Não existe nada mais fascinante e atraente do que um espelho. Espalhado por todos os lados ele exerce uma influência sem igual sobre as pessoas – quem resiste a tentação de passar em frente a um espelho sem dar uma olhadinha pra ver como está o “visual”. Há alguns anos atrás o espelho era um objeto super valorizado pelas mulheres e ainda continua; só que atualmente os homens também descobriram o valor estético do espelho.

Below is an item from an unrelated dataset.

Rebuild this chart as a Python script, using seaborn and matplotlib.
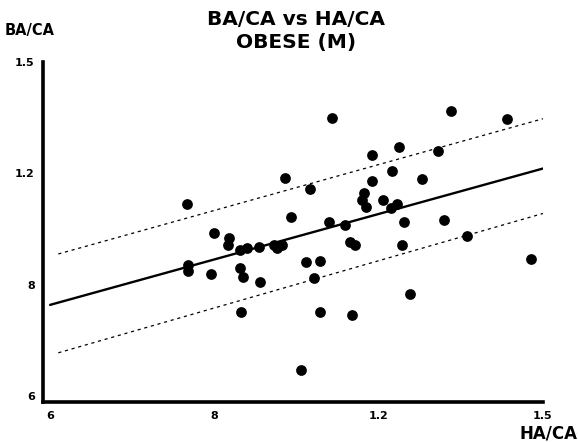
import matplotlib
matplotlib.use("Agg")
import matplotlib.pyplot as plt
import seaborn as sns
import pandas as pd

# HA/CA (x) and BA/CA (y) for each subject
ha_ca = [0.850, 0.899, 0.927, 0.924, 0.851, 0.852, 0.894, 0.947, 0.953, 0.983,
         0.949, 0.947, 0.959, 0.982, 1.008, 1.014, 1.023, 1.029, 1.039,
         1.114, 1.332, 1.435, 1.187, 1.237, 1.308, 1.074, 1.187, 1.225, 1.279,
         1.173, 1.169, 1.176, 1.207, 1.222, 1.234, 1.110, 1.139, 1.247, 1.320,
         1.148, 1.157, 1.243, 1.361, 1.067, 1.092, 1.081, 1.478, 1.258, 1.093,
         1.151, 1.059]
ba_ca = [1.118, 1.040, 1.026, 1.006, 0.952, 0.937, 0.928, 0.944, 0.920, 0.908,
         0.826, 0.995, 0.999, 1.001, 1.008, 0.999, 1.006, 1.188, 1.082,
         1.349, 1.368, 1.346, 1.249, 1.271, 1.261, 1.158, 1.180, 1.205, 1.185,
         1.147, 1.129, 1.110, 1.127, 1.107, 1.118, 1.069, 1.061, 1.069, 1.075,
         1.015, 1.008, 1.008, 1.031, 0.961, 0.963, 0.919, 0.970, 0.874, 0.826,
         0.819, 0.672]

# regression line and its band (end points)
fit_x = [0.6, 1.5]
fit_y = [0.846, 1.213]
band_x = [0.615, 1.5]
band_hi = [0.983, 1.347]
band_lo = [0.717, 1.092]

ticks = [0.6, 0.9, 1.2, 1.5]
xtick_labels = ["6", "8", "1.2", "1.5"]
ytick_labels = ["6", "8", "1.2", "1.5"]

df = pd.DataFrame({"HA/CA": ha_ca, "BA/CA": ba_ca})

sns.set_style("white")
plt.rcParams["text.color"] = "black"
fig = plt.figure(figsize=(5.78, 4.42), dpi=100)
ax = fig.add_axes([0.0744, 0.090, 0.8650, 0.7700])

sns.scatterplot(data=df, x="HA/CA", y="BA/CA", ax=ax, color="black",
                s=60, edgecolor="black", linewidth=0, zorder=3)
sns.lineplot(x=fit_x, y=fit_y, ax=ax, color="black", linewidth=1.7)
sns.lineplot(x=band_x, y=band_hi, ax=ax, color="black", linewidth=0.9,
             linestyle=(0, (2.5, 3)))
sns.lineplot(x=band_x, y=band_lo, ax=ax, color="black", linewidth=0.9,
             linestyle=(0, (2.5, 3)))

ax.set_xlim(0.587, 1.5)
ax.set_ylim(0.584, 1.5)
ax.set_xticks(ticks)
ax.set_xticklabels(xtick_labels, fontsize=8, fontweight="bold")
ax.set_yticks(ticks)
ax.set_yticklabels(ytick_labels, fontsize=8, fontweight="bold")
ax.tick_params(axis="both", direction="out", length=4, width=1.5, pad=2,
               colors="black")
ax.set_xlabel("")
ax.set_ylabel("")

sns.despine(ax=ax)
for side in ["left", "bottom"]:
    ax.spines[side].set_linewidth(2.6)
    ax.spines[side].set_color("black")

title_font = dict(fontsize=14.5, fontweight="bold", family="DejaVu Sans",
                  color="black", ha="center", va="top")
fig.text(0.512, 0.978, "BA/CA vs HA/CA", **title_font)
fig.text(0.512, 0.925, "OBESE (M)", **title_font)
fig.text(0.008, 0.932, "BA/CA", ha="left", va="center", color="black",
         fontsize=10.5, fontweight="bold")
fig.text(0.999, 0.0, "HA/CA", ha="right", va="bottom", color="black",
         fontsize=12, fontweight="bold")

fig.savefig("out.png", dpi=100)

Dizem que é a partir do reflexo da imagem na água que surge a idéia do espelho. Na mitologia grega temos a história de Narciso que desprezava todas as ninfas que por ele se apaixonavam até que uma destas, revoltada com o descaso com que Narciso a tratava, pede que a deusa da vingança lhe imponha um castigo que o levasse a reconhecer o que significava amar e não ser correspondido. Você já passou por essa experiência de amar uma pessoa, dedicar-se a ela, quem sabe anos a fio, mas sem ser correspondido(a)?
Narciso é conduzido a um lago cristalino, do qual ninguém se aproximava, e lá vê o reflexo da sua própria imagem. Apaixonado por si mesmo, mas sem se dar conta disso, morre frente ao desprezo de amar e não ser correspondido.
Narcisismo é a palavra usada para referir-se a este amor egocêntrico cujo resultado é o isolamento, a morte. Quem agüenta viver ao lado de uma pessoa com ar de superioridade, que só sabe cultuar a própria imagem?
É fascinada por sua própria imagem que a rainha malvada pergunta ao seu espelho mágico: “espelho, espelho meu. Existe neste mundo alguém mais bonita do que eu?” Por que ela pergunta ao espelho e não a uma bola de cristal? Porque é presa a contemplação da própria imagem que uma pessoa se julga superior as outras. O espelho que não é cego responde: “Branca de Neve”.
Perguntar para o espelho é perguntar pra si mesmo o valor que se tem em relação ao outro. O espelho é uma metáfora do mundo interior que em algumas situações revela um complexo de inferioridade por detrás de um eu enfraquecido, quem sabe por conta de humilhações e abusos vividos na infância. A quem diga que o complexo de superioridade é na verdade a face oculta do complexo de inferioridade.
Você já se viu no espelho hoje? E aí, o que ele lhe disse?
A voz do espelho vem do outro. Quando eu e você nos olhamos no espelho, assim fazemos por conta do outro. Não é o espelho que diz que a gravata está torta, nem que o batom fugiu os limites dos lábios – são os outros que dizem: “você viu aquele homem desajeitado com a gravata toda torta? E aquela mulher que se borrou toda com o batom?”
Rollo May no livro “O homem a procura de si mesmo” diz que aquele que se preocupa em agir tão somente a partir do que ele pensa que os outros esperam dele: pais, professores, patrões, pode ser visto como uma pessoa que carrega uma coleção de espelhos colados em si mesmo. Você já viu o que acontece quando se lança um facho de luz sobre uma bola com vários espelhinhos colados? Inúmeros reflexos isolados e picotados são espalhados pelo ambiente. É isso o que acontece com uma pessoa extremamente dividida e afetada pelo o que os outros esperam dela.
Numa sociedade que nunca valorizou tanto a imagem como a nossa é preciso saber que toda a imagem, inclusive aquela que se pensa ter de si mesmo é distorcida. Não existe espelho perfeito. Por melhor que seja a imagem refletida sempre haverá uma variação entre o real e o virtual. Tomar o virtual como real é perigoso e desastroso.
Você não é o que os outros dizem que você é. Você também não é o que você diz que é. Coisa de maluco? Que nada! É nisso que reside a beleza da vida, que na sua forma dinâmica não cabe na moldura de um espelho.